The Premier League: the best league in the world. That's what we are supposed to think isn't it? Next time you hear a well-paid marketing executive or a hyperbolic satellite television presenter trot out that old cliché it might be worth making them sit through a replay of Stoke v Norwich on Saturday.

With two of the three lowest scoring clubs in the top flight meeting at the Britannia Stadium no one was expecting a thriller. There is nothing new I can say about Stoke's preferred style of play. It's served them well and Saturday's win has just about assured them of a sixth straight season of Premier League football. So, as we sweat on the Canaries hanging on to top-flight status for a third year, who are we to criticise?

Nothing underlines the predictability of the pattern of play better than the following couple of paragraphs from a match report on the BBC Sport website. 'There were few chances in a cagey encounter, the Canaries defending stubbornly for much of the game.

'There was plenty of industry on display from both sides in midfield but with a distinct lack of quality or adventure.'

Those two sentences are actually taken from the report on last season's fixture, which Stoke also won 1-0 when one of their midfield players latched onto a flick-on from a big centre forward to score the decisive goal. Never has a cut a paste function been used so often by reporters to describe two supposedly different games.

It may sound incredibly bitter to question the quality of an entire division after watching my team slip to what was a frustratingly limp defeat, but don't write me off as a twisted individual just yet. The sensational Champions League semi-final performances of both Bayern Munich and Borussia Dortmund to thrash the mighty Barcelona and Real Madrid respectively should have provided crunching reality checks for anyone who still likes to kid themselves that English club football is as good as it gets.

Of course there are some wonderful players plying their trade over here. Van Persie, Bale, Tevez, Rooney and, as much as it pains me to say, Luis Suarez (when he's not snacking on defenders) have all given Norwich City fans a first hand look at what a world class footballer in full flight looks like in the flesh over the past couple of years. But beyond that I am not sure the step up from Championship to Premier League is quite the chasm that it used to be.

West Ham and Southampton will stay up this year and that means that Reading are the only one of the last six clubs to be promoted to the top flight and fail to stay up at the first attempt. By the same token those relegated to the Football League are increasingly struggling to bounce back. Wolves are facing successive relegations, despite hanging onto the core of the squad they went down with, and Blackburn, for all their shenanigans off the field, ought to have done better than sitting three points above the drop zone with a game to go. Bolton retain hopes of an immediate return to the top flight, but even after a late dash into the top six, a play-off place is still by no means certain.

Bradford's incredible passage to the League Cup final earlier this season also adds weight to the theory that the gap between the haves and the have nots is not as great as it should be. Premier League teams may not have that competition anywhere near the top of their collective list of priorities, but a fourth-tier team really should not be able to get past all but one of them.

Despite all the reasons set out above, the Premier League remains where we all want to be.
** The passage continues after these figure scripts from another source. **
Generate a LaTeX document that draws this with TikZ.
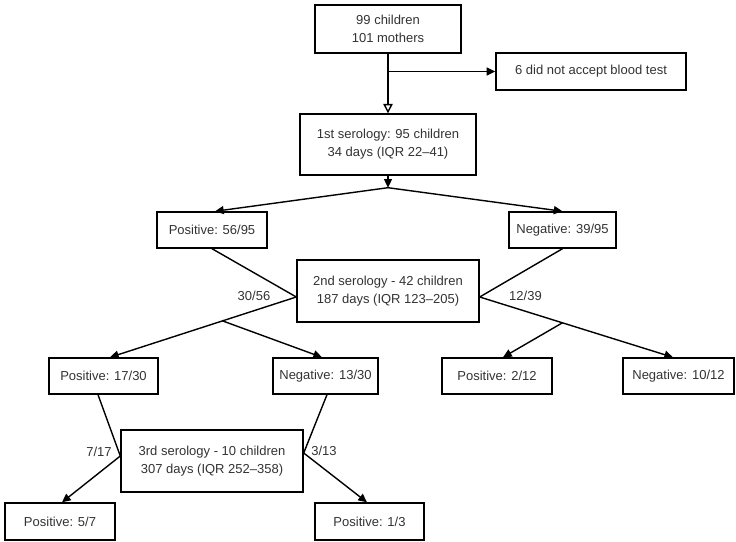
\documentclass[tikz,border=0pt]{standalone}
\usepackage{fontspec}
\setmainfont{Liberation Sans}
\usetikzlibrary{arrows.meta,calc}
\begin{document}
\begin{tikzpicture}[x=0.75pt,y=-0.75pt,
  box/.style={draw=black, line width=1.05pt, fill=white, text=black!80, align=center,
    inner sep=0pt, font=\fontsize{9.75pt}{13.5pt}\selectfont},
  lbl/.style={text=black!80, inner sep=0pt, font=\fontsize{9.75pt}{13.5pt}\selectfont},
  conn/.style={line width=1.05pt, draw=black},
  arr/.style={conn, -{Triangle[length=6.5pt,width=6pt]}},
  oarr/.style={conn, -{Triangle[open,length=7pt,width=7pt,fill=white]}}
]
\useasboundingbox (0,0) rectangle (736,542);
\newcommand{\bx}[5]{\node[box, minimum width=#3*0.75pt, minimum height=#4*0.75pt] (#1) at #2 {#5};}
\bx{b1}{(388,29)}{146}{48}{99 children\\101 mothers}
\bx{ref}{(591,71.5)}{190}{37}{6 did not accept blood test}
\bx{s1}{(388,144.5)}{176}{61}{1st serology: 95 children\\34 days (IQR 22--41)}
\bx{p1}{(212,230)}{110}{36}{Positive: 56/95}
\bx{n1}{(562.5,230)}{107}{36}{Negative: 39/95}
\bx{s2}{(388,291)}{182}{62}{2nd serology - 42 children\\187 days (IQR 123--205)}
\bx{p2}{(103.5,376)}{109}{36}{Positive: 17/30}
\bx{n2}{(325.5,376)}{105}{36}{Negative: 13/30}
\bx{p2b}{(497,376)}{110}{36}{Positive: 2/12}
\bx{n2b}{(678.5,376)}{111}{36}{Negative: 10/12}
\bx{s3}{(212,461)}{182}{62}{3rd serology - 10 children\\307 days (IQR 252--358)}
\bx{p3}{(60,521.5)}{110}{37}{Positive: 5/7}
\bx{p3b}{(369.5,521.5)}{109}{37}{Positive: 1/3}

% top
\coordinate (j1) at (b1.south |- ref.west);
\draw[oarr] (b1.south) -- (s1.north);
\draw[arr] (j1) -- (ref.west);
\coordinate (j2) at ($(s1.south)+(0,12)$);
\draw[arr] (s1.south) -- (j2);
\draw[arr] (j2) -- ($(p1.north)+(3,0)$);
\draw[arr] (j2) -- (n1.north);

% second level
\coordinate (l2) at ($(s2.west)+(0,6)$);
\coordinate (r2) at ($(s2.east)+(0,6)$);
\draw[conn] (p1.south) -- (l2);
\draw[arr] (l2) -- ($(p2.north)+(6.5,0)$);
\coordinate (bl2) at ($(l2)!0.396!($(p2.north)+(6.5,0)$)$);
\draw[arr] (bl2) -- ($(n2.north)+(-3.5,0)$);
\draw[conn] (n1.south) -- (r2);
\draw[arr] (r2) -- ($(n2b.north)+(-5.5,0)$);
\coordinate (br2) at ($(r2)!0.428!($(n2b.north)+(-5.5,0)$)$);
\draw[arr] (br2) -- ($(p2b.north)+(6,0)$);

% third level
\coordinate (l3) at ($(s3.west)+(0,-5)$);
\coordinate (r3) at ($(s3.east)+(0,-8)$);
\draw[conn] ($(p2.south)+(-5.5,0)$) -- (l3);
\draw[arr] (l3) -- ($(p3.north)+(2,0)$);
\draw[conn] ($(n2.south)+(1.5,0)$) -- (r3);
\draw[arr] (r3) -- ($(p3b.north)+(-2.5,0)$);

% labels
\node[lbl] (t1) at (254,296) {30/56};
\node[lbl] (t2) at (525.5,296) {12/39};
\node[lbl] (t3) at (99,452) {7/17};
\node[lbl] (t4) at (324,451) {3/13};
\end{tikzpicture}
\end{document}
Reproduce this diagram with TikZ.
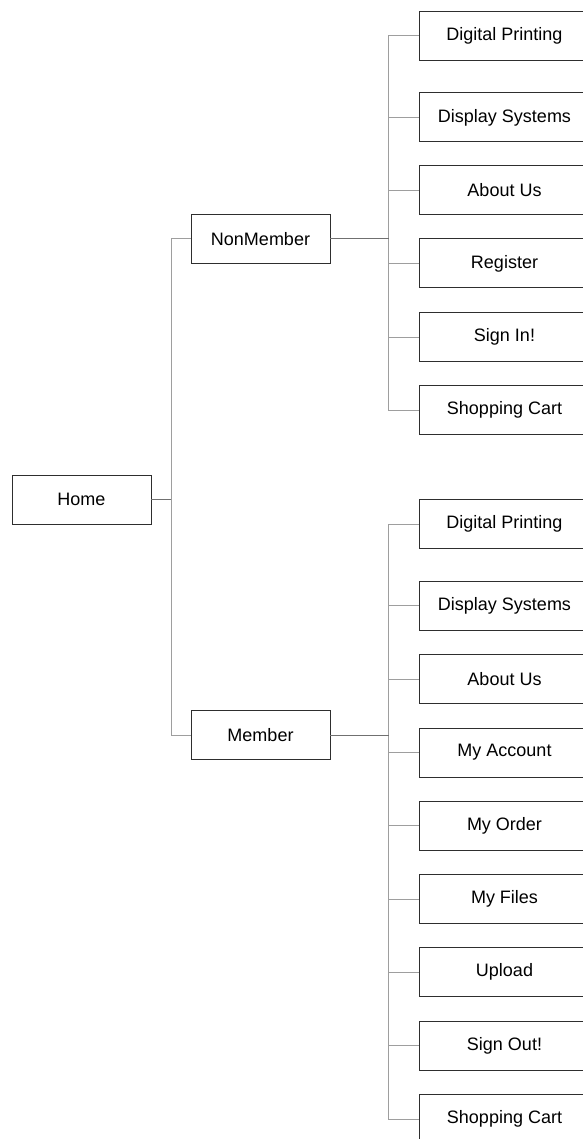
\documentclass[tikz,border=0pt]{standalone}
\usepackage{fontspec}
\setmainfont{Liberation Sans}
\usepackage{tikz}
\definecolor{boxline}{HTML}{2E2E2E}
\definecolor{stubgray}{HTML}{707070}
\definecolor{treegray}{HTML}{9E9E9E}
\usetikzlibrary{positioning}
\tikzset{
	pagebox/.style={draw=boxline, fill=white, line width=1pt, inner sep=0pt, outer sep=0pt,
		minimum height=49pt, font=\fontsize{18}{20}\selectfont},
	leftbox/.style={pagebox, minimum width=139pt},
	rightbox/.style={pagebox, minimum width=171pt},
	pstub/.style={draw=stubgray, line width=1pt},
	tlink/.style={draw=treegray, line width=1pt}
}

\begin{document}
\begin{tikzpicture}[x=1pt, y=-1pt]
	\useasboundingbox (0,0) rectangle (582,1139);
	% home and the two user kinds
	\node[leftbox] (home) at (81.5,499.5) {Home};
	\node[leftbox] (nonmember) at (260.5,239) {NonMember};
	\node[leftbox] (member) at (260.5,735) {Member};
	% pages seen by a visitor
	\node[rightbox] (nm1) at (504.5,36) {Digital Printing};
	\node[rightbox] (nm2) at (504.5,117.5) {Display Systems};
	\node[rightbox] (nm3) at (504.5,190.5) {About Us};
	\node[rightbox] (nm4) at (504.5,263.5) {Register};
	\node[rightbox] (nm5) at (504.5,337) {Sign In!};
	\node[rightbox] (nm6) at (504.5,410) {Shopping Cart};
	% pages seen by a member
	\node[rightbox] (m1) at (504.5,524) {Digital Printing};
	\node[rightbox] (m2) at (504.5,605.5) {Display Systems};
	\node[rightbox] (m3) at (504.5,679) {About Us};
	\node[rightbox] (m4) at (504.5,752.5) {My Account};
	\node[rightbox] (m5) at (504.5,825.5) {My Order};
	\node[rightbox] (m6) at (504.5,899) {My Files};
	\node[rightbox] (m7) at (504.5,972) {Upload};
	\node[rightbox] (m8) at (504.5,1045.5) {Sign Out!};
	\node[rightbox] (m9) at (504.5,1119) {Shopping Cart};
	% trunks
	\coordinate (lt) at (171,499.5);
	\coordinate (rt1) at (388.5,239);
	\coordinate (rt2) at (388.5,735);
	\draw[tlink] (lt) |- (nonmember);
	\draw[tlink] (lt) |- (member);
	\draw[pstub] (home) -- (lt);
	\draw[tlink] (rt1) |- (nm1);
	\draw[tlink] (rt1) |- (nm2);
	\draw[tlink] (rt1) |- (nm3);
	\draw[tlink] (rt1) |- (nm4);
	\draw[tlink] (rt1) |- (nm5);
	\draw[tlink] (rt1) |- (nm6);
	\draw[pstub] (nonmember) -- (rt1);
	\draw[tlink] (rt2) |- (m1);
	\draw[tlink] (rt2) |- (m2);
	\draw[tlink] (rt2) |- (m3);
	\draw[tlink] (rt2) |- (m4);
	\draw[tlink] (rt2) |- (m5);
	\draw[tlink] (rt2) |- (m6);
	\draw[tlink] (rt2) |- (m7);
	\draw[tlink] (rt2) |- (m8);
	\draw[tlink] (rt2) |- (m9);
	\draw[pstub] (member) -- (rt2);
\end{tikzpicture}
\end{document}
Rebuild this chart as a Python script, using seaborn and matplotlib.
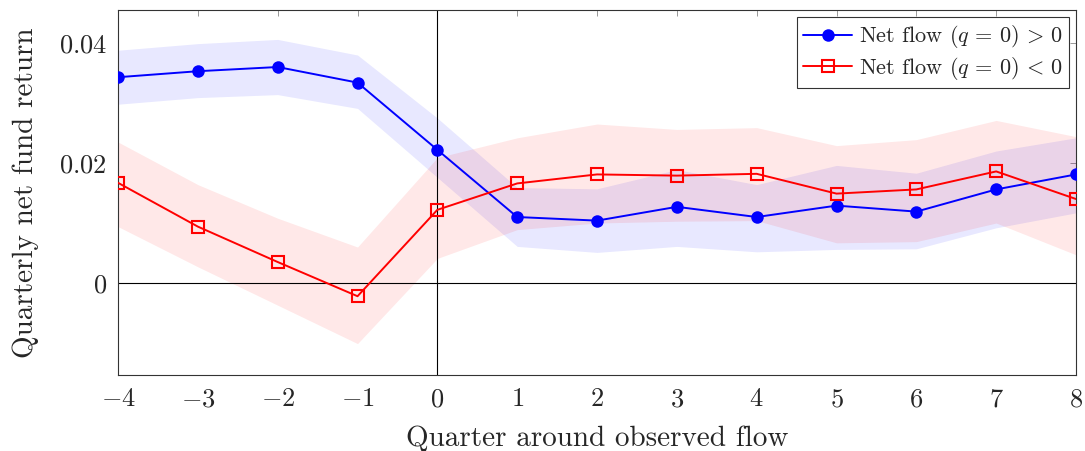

Football does not have to be of the highest quality to be tense or exciting. Even Stoke against Norwich, for all its paucity of goal-scoring opportunities, will have kept Canaries fans gripped all afternoon because it means so much to be at the top table for another year.

In the boardroom they will tell you that, financially, survival this season is vital while fans will fondly remember the nights we beat Arsenal and Manchester United earlier this year and will want more. Results like that do not tend to happen to the top clubs in Spain or Germany where Barcelona and Bayern Munich have lost three league matches between them this season. There lies our division's true excitement.

In the end, Norwich City may be thankful for what feels like a division that is not as good as it used to be. After all, it is possible to win just two out of 18 games and still be within four points of ninth place.

• CARROW ROAD NOVELTIES ARE GOING LIKE THE CLAPPERS

Last week I speculated about the ultimate fate of all those cardboard clappers that were dished out at Carrow Road for the Reading game.

The assumption was that, as effective as they were, they had probably served their purpose in raising the roof and would never be seen again. How wrong I was.

Listeners to BBC Radio Norfolk and readers of the EDP have been in touch to let me know what they have planned for these unexpectedly precious pieces of folded card.

I won't name names, to protect the innocent, but one woman admitted to leaving the Reading game with a haul of six clappers to be handed out amongst a group of friends at a Queen tribute concert later this year. Another fan was crestfallen to find that someone had helped themselves to his, while he stood to cheer the final whistle that meant Norwich had beaten Reading.

Others are bound for a University halls of residence in York, relatives in Italy and a concert by the Dutch violinist Andre Rieú in Vienna.

But the furthest flung clapper that I have been told about is on its way to the other side of the world. A caller to the breakfast show proudly boasted his was going in his luggage to be displayed on his office wall in New Zealand.